The play is The Threepenny Opera, Bertolt Brecht's 1928 anti-capitalist satire (filmed in 1931, above), in which everything is a racket. Morality is a front for grubby commerce, the cops are in cahoots with the gangsters, and even London's beggars have been regulated, paying kickbacks to a boss.
When it first opened in Berlin, Brecht’s timing couldn’t have been worse. Wall Street was booming and any cracks in the Weimar Republic’s economy – scaling wages, prices and debts – were papered over with foreign capital.
Then the Stock Market crashed, the Great Depression hit, three million Germans were out of work, an aspiring politician named Hitler suggested that his party had the answer, and the play became a hit. Brecht didn’t enjoy it long; by 1933 he had fled the Nazis. In national politics, as in the stock market, prescient people know when to get out.
These days, though, The Threepenny Opera fits snugly into our idea of political theatre. Rather than an unwelcome slap in the face of the complacent, it tells us what we already know. Yes, the authorities are corrupt or inefficient. Yes, the banks are to blame. Yes, a populace is easily gulled or distracted. Or – oh my – aren't these costumes beautiful?
You’re damned if you do and damned if you don’t when it comes to political theatre. A recent critique of one performance art piece, reliant on audience interaction, found it significant only in terms of “how the artistic response to politics has lost its direction over the past century”.
That's quite an assertion, suggesting a downward spiral from Shaw to Piscator to O'Casey to Miller to Osborne to Beckett to Boal to Churchill to Abramovic and, finally, a room where an audience might spit on a woman, cut her hair, or dunk her face in a basin of water at the slightest instruction. The show was called Protest, but I saw very little of it: on my viewing nobody refused these tasks.
Last week a genuine protest over austerity was widely dismissed as a nuisance for commuters, which says a lot about political inaction and forelock-tugging obedience in our country, or how the popular response to resistance and alternatives is as lost as it ever was.

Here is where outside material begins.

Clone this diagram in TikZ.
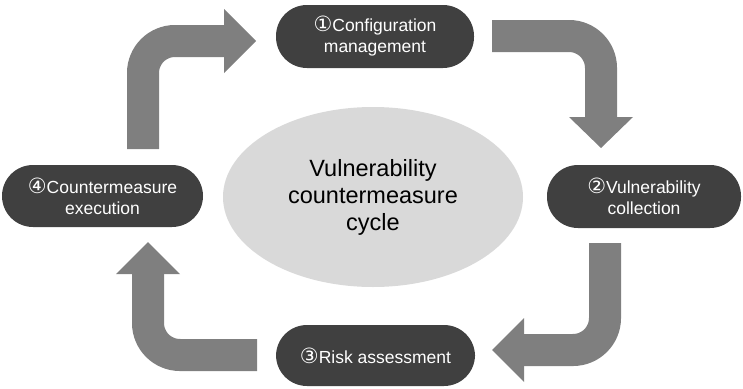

Within Anu's Dublin Lockout-inspired projectThirteen was a fretful awareness that the show might substitute for genuine political action – "staging" protests in lieu of the real thing, working off antagonisms instead of stoking them. Brecht didn't want to let his audience off the hook either, and so his "epic theatre" aimed to startle and estrange.
For Brecht, the conventional audience looked at the stage and said: “That’s life. That’s the way it will always be.” Today they might say: “That’s very strange. That has to stop.” It’s too easy to dismiss that assertion as well, but at least it throws the question back on the spectator. Do we go to the theatre to confront our problems or to escape them?